I appreciate that this sort of “our brave boys” patriotic tub thumping chimes well with Mr. Gove’s intended audience for this article in, well, the Mail, as does his dishing out of the blame for the perceived decline in general flag waving “my country ‘tis of thee” little Englandism to left wing academia and the metro-liberal attendees of Islington dinner parties. But it all smacks of rather lazy political posturing which infers that anyone who’s ever laughed at Blackadder lacks the proper respect for the war dead.
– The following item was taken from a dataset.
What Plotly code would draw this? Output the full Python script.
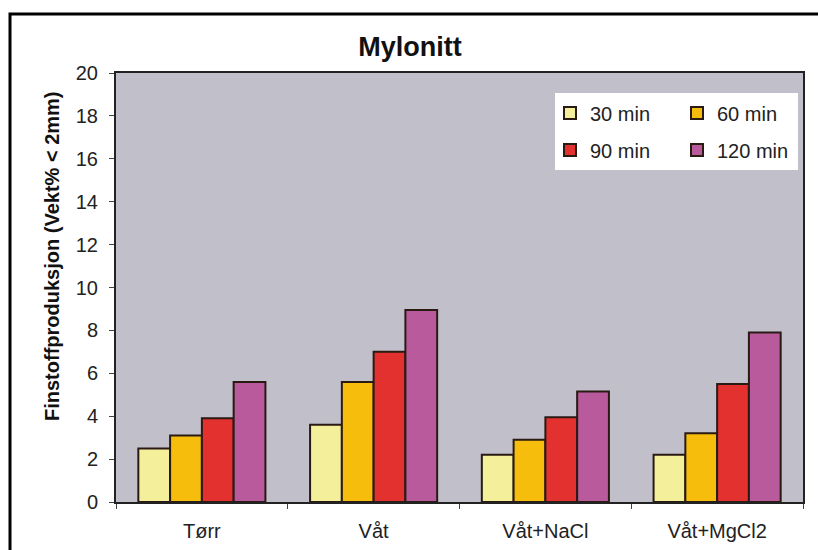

In his view it seems that if you take a vaguely critical stance on say, Field Marshal Haig’s handling of the Battle of the Somme, in which some 20,000 British troops were killed on the first day alone, which I’m assuming is considered a balls up by anyone’s standards, then you’re a raving socialist. I am not a socialist, but it’s fair to say that on balance, I think the British officer class could have handled things a little better. Gove’s view is a whitewash to suit political purposes, the exact allegation he levels against his opponents.
It’s bizarre how the partial raison d’etre for Gove’s article was his backing of Maria Millar’s proposal that the centenary celebrations of the “Great” War should lack overt jingoism, when his article seems to be furthering exactly that. Gove has put himself in the middle of a debate where on one side is a broad historical consensus and the other those blokes who shout things like “two World Wars and one World Cup” at German tourists in the Algarve, and thrown his weight firmly behind the latter camp.
I, like Michael Gove, am not a historian. But surely the reason why WW2 is so much more frequently celebrated as a cause for British patriotism is that our involvement was morally so much clearer cut than the First. WW2 was a war of ideology against a foe that was genuinely contemptible. An expansionist, fascist enemy who threatened us, our values and all we held dear. WW1 was a war started when a Bosnian shot an Austrian and resulted in a domino effect of centuries old dynastic alliances coming to a very dramatic head. It was a Game of Thrones with a causus belli which makes it so much more difficult to deride the blasted bosch, and people have tried, people always try.
Ultimately, if Gove really wanted to honour the spirit of the British soldiers who died in the conflict, he’d let them rest. Not try to hijack their sacrifice in a rather feeble attempt at political grandstanding. They deserve that much, surely?
I have visited the Somme area and have seen the thousands of British graves, many without names. My father was in W.W.1.and was blown up. Luckily he survived and I existed. I have studied books on the war and believe the saying Lions Led By Donkeys. On all the war memorials should be written The Failure of Politicians, so that when they bow their heads in honour of those died they are also bowing their heads in shame for the suffering that has been caused.